CNN+FoF: application of deep learning to the identification of dark matter haloes
Soumadeep Maiti, Carlos M. Correa, Andrea Fiorilli, Andrés N. Ruiz, Dante J. Paz, Alejandro Pérez Fernández, Ariel G. Sánchez
TL;DR
The primary objective of this study is to offer a faster and scalable alternative to conventional halo finders, achieving a speed-up of approximately one order of magnitude relative to ROCKSTAR, offering a promising pathway for modern simulation-based inference methods that rely on rapid and accurate structure identification.
Abstract
We present a deep-learning-based approach for identifying dark matter haloes in cosmological N-body simulations. Our framework consists of a volumetric Convolutional Neural Network to classify individual simulation particles as either halo or non-halo members, followed by a highly optimised and parallelised Friends-of-Friends clustering algorithm that groups the classified halo members into distinct haloes. The training data comprise simulations generated using GADGET-4, with labels obtained with the ROCKSTAR halo finder. Our models incorporate two main halo mass definitions, $M_{200\mathrm{b}}$ and $M_{\text{vir}}$, with similar performance.
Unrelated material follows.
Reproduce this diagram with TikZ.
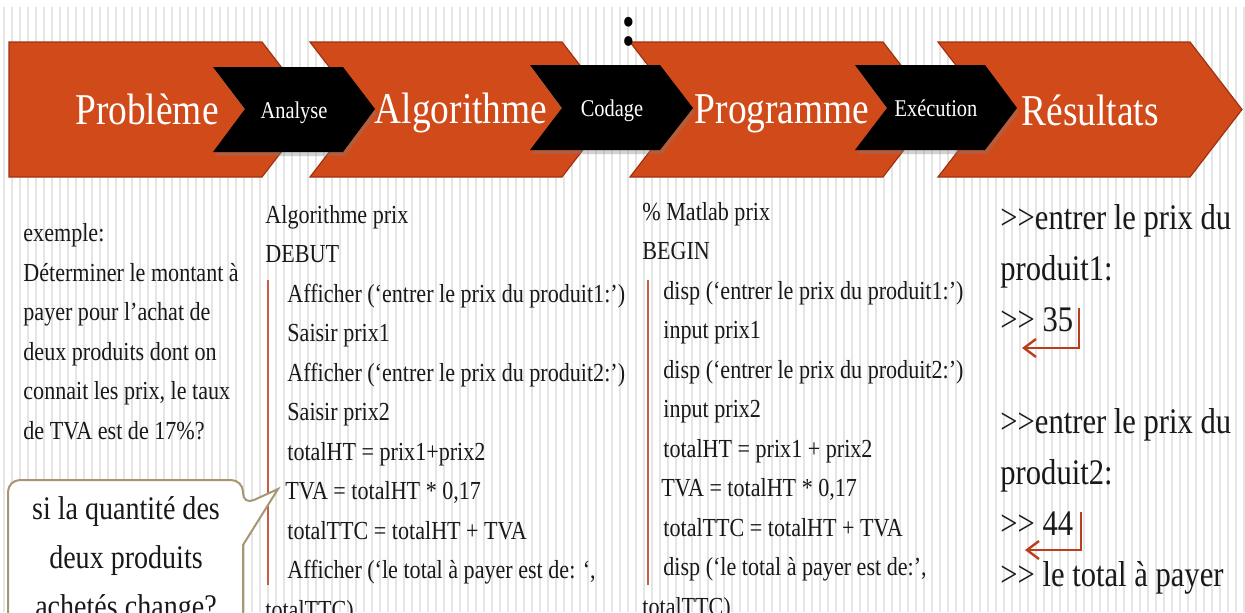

For haloes defined by the ROCKSTAR $M_{200\mathrm{b}}$ criterion, the classification network demonstrated stable performance across multiple simulation resolutions. For the highest resolution, it achieved over $98\%$ across all primary performance metrics when identifying halo particles. Furthermore, the FoF algorithm yielded halo catalogues with a purity generally exceeding $95\%$ and a stable completeness of $93\%$ for masses above $5\times10^{11} \, M_\odot$. Our pipeline recovered the centre-of-mass positions, velocities and halo masses with high fidelity, yielding a halo mass function consistent to within $5\%$ of the reference while faithfully reconstructing the internal density profiles. The primary objective of this study is to offer a faster and scalable alternative to conventional halo finders, achieving a speed-up of approximately one order of magnitude relative to ROCKSTAR, offering a promising pathway for modern simulation-based inference methods that rely on rapid and accurate structure identification.